There is also a strategic logic behind overwhelming attacks during moments of political uncertainty. Large-scale bombardments can signal resilience, project strength, test international reactions, and remind opponents that the war remains active regardless of diplomatic language.
The message is brutal but simple: this conflict is still escalating technologically even while global attention periodically drifts elsewhere.
That is part of what makes the current phase so dangerous. The war is no longer shocking in the way it once was. Yet the military systems involved are becoming more advanced, more automated, and more scalable at the same time.

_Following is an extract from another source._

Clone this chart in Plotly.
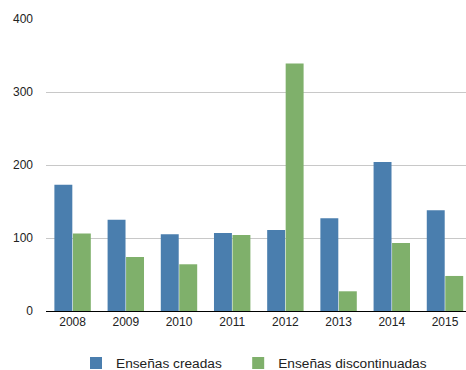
import plotly.graph_objects as go

years = ["2008", "2009", "2010", "2011", "2012", "2013", "2014", "2015"]
creadas = [173, 125, 105, 107, 111, 127, 204, 138]
discontinuadas = [106, 74, 64, 104, 339, 27, 93, 48]
y_ticks = [0, 100, 200, 300, 400]

BLUE = "#4a7eae"
GREEN = "#7fb06b"
FONT = "Liberation Sans, Arial, Helvetica, sans-serif"

fig = go.Figure()
fig.add_trace(go.Bar(x=years, y=creadas, name="Enseñas creadas\u00a0\u00a0\u00a0",
                     marker=dict(color=BLUE, line=dict(width=0))))
fig.add_trace(go.Bar(x=years, y=discontinuadas, name="Enseñas discontinuadas",
                     marker=dict(color=GREEN, line=dict(width=0))))

fig.update_layout(
    width=466, height=370,
    margin=dict(l=46, r=0, t=18.5, b=59.3),
    paper_bgcolor="white", plot_bgcolor="white",
    barmode="group", bargap=0.305, bargroupgap=0.03,
    font=dict(family=FONT, size=12, color="#222222"),
    showlegend=True,
    legend=dict(orientation="h", xref="container", yref="container",
                x=76 / 466, xanchor="left", y=0.019, yanchor="middle",
                font=dict(size=13.7, color="#222222"), itemwidth=30,
                traceorder="normal"),
)
fig.update_xaxes(type="category", range=[-0.5, 7.395], showgrid=False,
                 showline=False, ticks="", tickfont=dict(size=12),
                 ticklabelstandoff=2, fixedrange=True)
fig.update_yaxes(range=[0, 400], tickvals=y_ticks, showgrid=True,
                 gridcolor="#c8c8c8", gridwidth=1, zeroline=True,
                 zerolinecolor="#000000", zerolinewidth=1, showline=False,
                 ticks="", tickfont=dict(size=12), ticklabelstandoff=12,
                 fixedrange=True)

fig.write_html("out.html")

The future of warfare may already be visible.
The most unsettling aspect of the latest attacks is what they suggest about future conflicts beyond Ukraine.
Military planners around the world are watching a real-time demonstration of mass drone warfare unfold at an industrial scale. Cheap drones costing far less than traditional missiles are now capable of forcing major defensive responses, exhausting expensive interception systems, and creating constant national-level disruption.
That changes military economics dramatically.
The old model of warfare relied heavily on costly aircraft, armor, and missile systems. The emerging model increasingly includes swarms of cheaper autonomous or semi-autonomous systems operating continuously across enormous distances.
The implications stretch far beyond Eastern Europe. NATO states, China, Taiwan, the Middle East, and other global flashpoints are all studying the same lessons.
The core question is becoming impossible to avoid: what happens when thousands of drones become standard rather than exceptional?
The sky is starting to feel permanently militarized.
One reason these attacks feel psychologically different is because they hint at permanence.
For much of modern history, air raids were episodic events. Terrifying, destructive, but temporary. The emerging drone era looks more continuous. Cheaper production, scalable manufacturing, AI-assisted targeting, and evolving swarm tactics create the possibility of persistent aerial pressure lasting for months or even years.
Ukraine may currently be the clearest example of that transformation.
These latest attacks were not just another chapter in the war. They were evidence that industrial-scale drone warfare is accelerating faster than political systems, defense structures, and civilian psychology can comfortably absorb them.
That is the part of the story that should worry everyone.